Data shown →

######

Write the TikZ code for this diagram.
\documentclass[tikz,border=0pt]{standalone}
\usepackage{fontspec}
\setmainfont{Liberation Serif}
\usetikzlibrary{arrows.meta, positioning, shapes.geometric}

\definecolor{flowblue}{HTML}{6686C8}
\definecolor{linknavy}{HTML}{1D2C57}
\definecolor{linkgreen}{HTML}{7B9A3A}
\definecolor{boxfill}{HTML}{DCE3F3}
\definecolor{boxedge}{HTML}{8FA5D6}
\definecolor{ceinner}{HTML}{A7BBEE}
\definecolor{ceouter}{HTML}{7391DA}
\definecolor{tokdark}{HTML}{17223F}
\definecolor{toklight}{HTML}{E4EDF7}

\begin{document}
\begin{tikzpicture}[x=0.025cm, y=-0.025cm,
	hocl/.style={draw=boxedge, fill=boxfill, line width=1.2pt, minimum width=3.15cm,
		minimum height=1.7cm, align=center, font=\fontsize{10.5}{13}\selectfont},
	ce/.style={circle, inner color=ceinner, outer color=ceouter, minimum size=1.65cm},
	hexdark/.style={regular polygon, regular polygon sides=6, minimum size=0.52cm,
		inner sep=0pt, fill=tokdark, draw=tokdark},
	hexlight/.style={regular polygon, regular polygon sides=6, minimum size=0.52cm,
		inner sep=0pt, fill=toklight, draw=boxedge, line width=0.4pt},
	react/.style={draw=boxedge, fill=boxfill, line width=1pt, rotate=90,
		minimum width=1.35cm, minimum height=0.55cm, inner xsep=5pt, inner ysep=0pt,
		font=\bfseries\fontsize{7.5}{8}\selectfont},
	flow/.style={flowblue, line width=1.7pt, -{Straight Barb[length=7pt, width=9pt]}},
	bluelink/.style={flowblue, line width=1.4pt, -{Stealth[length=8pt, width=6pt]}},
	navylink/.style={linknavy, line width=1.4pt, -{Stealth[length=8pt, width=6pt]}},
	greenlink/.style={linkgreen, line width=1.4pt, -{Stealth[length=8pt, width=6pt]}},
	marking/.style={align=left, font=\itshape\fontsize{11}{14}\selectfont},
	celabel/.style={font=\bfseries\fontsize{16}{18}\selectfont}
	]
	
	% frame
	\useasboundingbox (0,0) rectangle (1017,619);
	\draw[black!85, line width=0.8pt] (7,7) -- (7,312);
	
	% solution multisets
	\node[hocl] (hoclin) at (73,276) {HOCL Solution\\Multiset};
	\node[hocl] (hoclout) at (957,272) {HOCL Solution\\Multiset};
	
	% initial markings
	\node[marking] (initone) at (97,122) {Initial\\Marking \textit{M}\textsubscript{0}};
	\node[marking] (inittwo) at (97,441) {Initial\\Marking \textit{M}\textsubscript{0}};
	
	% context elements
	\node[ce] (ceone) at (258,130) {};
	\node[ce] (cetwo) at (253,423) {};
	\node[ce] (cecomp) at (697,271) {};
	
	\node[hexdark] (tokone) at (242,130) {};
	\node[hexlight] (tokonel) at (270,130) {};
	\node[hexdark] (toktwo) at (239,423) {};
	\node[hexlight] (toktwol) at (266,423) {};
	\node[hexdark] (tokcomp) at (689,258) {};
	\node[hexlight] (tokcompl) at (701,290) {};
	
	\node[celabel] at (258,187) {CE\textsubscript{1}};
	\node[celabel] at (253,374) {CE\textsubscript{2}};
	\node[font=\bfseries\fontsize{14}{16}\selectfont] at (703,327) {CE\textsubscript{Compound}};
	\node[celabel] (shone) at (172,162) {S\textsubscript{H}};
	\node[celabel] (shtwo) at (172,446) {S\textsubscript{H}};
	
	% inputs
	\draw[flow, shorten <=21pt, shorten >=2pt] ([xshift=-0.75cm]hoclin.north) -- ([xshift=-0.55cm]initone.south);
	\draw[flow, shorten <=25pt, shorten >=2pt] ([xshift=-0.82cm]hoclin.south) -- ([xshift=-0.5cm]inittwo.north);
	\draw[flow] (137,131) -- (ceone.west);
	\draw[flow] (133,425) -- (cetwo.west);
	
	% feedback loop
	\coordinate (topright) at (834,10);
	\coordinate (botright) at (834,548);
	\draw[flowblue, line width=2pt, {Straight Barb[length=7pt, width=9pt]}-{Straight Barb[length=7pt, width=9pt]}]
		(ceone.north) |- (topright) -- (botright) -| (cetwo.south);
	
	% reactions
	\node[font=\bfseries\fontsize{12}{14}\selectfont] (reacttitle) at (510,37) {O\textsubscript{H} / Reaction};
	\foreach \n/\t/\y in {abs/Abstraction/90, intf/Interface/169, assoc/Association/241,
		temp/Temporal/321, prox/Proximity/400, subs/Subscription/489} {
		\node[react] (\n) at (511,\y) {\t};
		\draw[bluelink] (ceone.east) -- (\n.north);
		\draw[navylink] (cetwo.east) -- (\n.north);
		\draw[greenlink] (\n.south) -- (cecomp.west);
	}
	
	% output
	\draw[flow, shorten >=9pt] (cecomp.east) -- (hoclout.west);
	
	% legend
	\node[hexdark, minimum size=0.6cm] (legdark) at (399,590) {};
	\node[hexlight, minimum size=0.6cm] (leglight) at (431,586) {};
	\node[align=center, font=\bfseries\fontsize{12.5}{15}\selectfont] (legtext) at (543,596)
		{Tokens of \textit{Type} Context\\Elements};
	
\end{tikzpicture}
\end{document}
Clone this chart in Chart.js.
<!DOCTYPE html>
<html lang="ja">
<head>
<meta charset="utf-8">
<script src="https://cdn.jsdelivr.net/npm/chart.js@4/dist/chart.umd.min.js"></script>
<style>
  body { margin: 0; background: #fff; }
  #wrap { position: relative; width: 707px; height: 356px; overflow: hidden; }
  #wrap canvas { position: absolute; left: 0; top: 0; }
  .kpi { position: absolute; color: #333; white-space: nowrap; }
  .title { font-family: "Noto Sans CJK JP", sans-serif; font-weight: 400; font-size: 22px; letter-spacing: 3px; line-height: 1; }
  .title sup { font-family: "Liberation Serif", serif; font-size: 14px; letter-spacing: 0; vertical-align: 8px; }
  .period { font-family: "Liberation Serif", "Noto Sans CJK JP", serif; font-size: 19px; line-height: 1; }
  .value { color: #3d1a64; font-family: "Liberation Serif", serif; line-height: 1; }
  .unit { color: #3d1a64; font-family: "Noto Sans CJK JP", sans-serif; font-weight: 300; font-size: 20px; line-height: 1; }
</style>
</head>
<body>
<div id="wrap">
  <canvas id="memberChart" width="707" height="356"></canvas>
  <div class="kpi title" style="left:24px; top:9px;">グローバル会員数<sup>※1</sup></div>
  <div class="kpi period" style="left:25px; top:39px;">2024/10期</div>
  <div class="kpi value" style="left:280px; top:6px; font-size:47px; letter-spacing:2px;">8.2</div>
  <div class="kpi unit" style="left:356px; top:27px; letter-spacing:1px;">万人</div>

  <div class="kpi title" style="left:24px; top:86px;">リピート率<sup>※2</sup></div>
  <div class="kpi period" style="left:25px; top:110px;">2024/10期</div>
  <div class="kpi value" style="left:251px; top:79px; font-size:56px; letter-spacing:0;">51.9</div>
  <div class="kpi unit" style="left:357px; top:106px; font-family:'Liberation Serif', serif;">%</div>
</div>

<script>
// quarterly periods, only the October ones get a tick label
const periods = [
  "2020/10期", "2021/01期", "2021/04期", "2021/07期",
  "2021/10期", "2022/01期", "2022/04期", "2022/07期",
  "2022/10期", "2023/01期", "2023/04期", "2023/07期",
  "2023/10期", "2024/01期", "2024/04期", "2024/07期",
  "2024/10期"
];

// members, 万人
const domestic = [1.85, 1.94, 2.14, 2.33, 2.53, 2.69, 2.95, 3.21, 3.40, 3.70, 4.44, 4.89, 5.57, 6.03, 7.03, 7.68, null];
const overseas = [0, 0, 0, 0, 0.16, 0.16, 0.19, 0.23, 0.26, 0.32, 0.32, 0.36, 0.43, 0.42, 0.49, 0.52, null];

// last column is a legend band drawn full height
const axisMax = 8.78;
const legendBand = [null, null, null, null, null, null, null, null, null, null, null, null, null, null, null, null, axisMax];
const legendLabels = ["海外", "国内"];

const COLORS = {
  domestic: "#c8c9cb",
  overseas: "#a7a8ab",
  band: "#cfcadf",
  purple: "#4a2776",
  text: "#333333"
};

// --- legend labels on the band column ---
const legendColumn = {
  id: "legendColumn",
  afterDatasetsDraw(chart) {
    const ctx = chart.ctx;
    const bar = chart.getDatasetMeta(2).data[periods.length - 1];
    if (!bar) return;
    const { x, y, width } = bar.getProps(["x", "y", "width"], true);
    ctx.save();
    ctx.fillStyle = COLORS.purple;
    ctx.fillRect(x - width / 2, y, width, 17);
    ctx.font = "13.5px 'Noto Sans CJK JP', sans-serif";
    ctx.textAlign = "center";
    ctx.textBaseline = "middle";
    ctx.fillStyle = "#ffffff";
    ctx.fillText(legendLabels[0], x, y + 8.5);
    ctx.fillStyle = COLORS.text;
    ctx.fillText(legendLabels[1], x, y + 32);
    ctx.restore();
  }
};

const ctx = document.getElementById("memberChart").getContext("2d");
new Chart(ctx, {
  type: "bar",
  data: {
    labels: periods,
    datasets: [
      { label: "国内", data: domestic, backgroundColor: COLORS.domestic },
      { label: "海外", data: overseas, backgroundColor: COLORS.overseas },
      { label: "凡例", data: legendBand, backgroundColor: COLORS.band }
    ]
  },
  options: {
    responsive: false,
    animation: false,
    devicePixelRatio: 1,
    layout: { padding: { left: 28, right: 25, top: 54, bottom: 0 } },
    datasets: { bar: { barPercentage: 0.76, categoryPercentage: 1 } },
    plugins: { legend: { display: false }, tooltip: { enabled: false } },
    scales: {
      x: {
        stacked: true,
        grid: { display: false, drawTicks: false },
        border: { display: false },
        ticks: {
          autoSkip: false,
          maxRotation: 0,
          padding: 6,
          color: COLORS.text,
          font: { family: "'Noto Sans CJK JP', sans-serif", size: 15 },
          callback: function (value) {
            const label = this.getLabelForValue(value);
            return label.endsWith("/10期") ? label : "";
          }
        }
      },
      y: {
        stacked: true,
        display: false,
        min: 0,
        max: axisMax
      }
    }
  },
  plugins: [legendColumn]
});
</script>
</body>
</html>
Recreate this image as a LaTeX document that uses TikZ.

######

The exercise →
Search the entries for the word "this", then list each line that holds it.

Task answer →
Write the TikZ code for this diagram.
Clone this chart in Chart.js.
            const label = this.getLabelForValue(value);
Recreate this image as a LaTeX document that uses TikZ.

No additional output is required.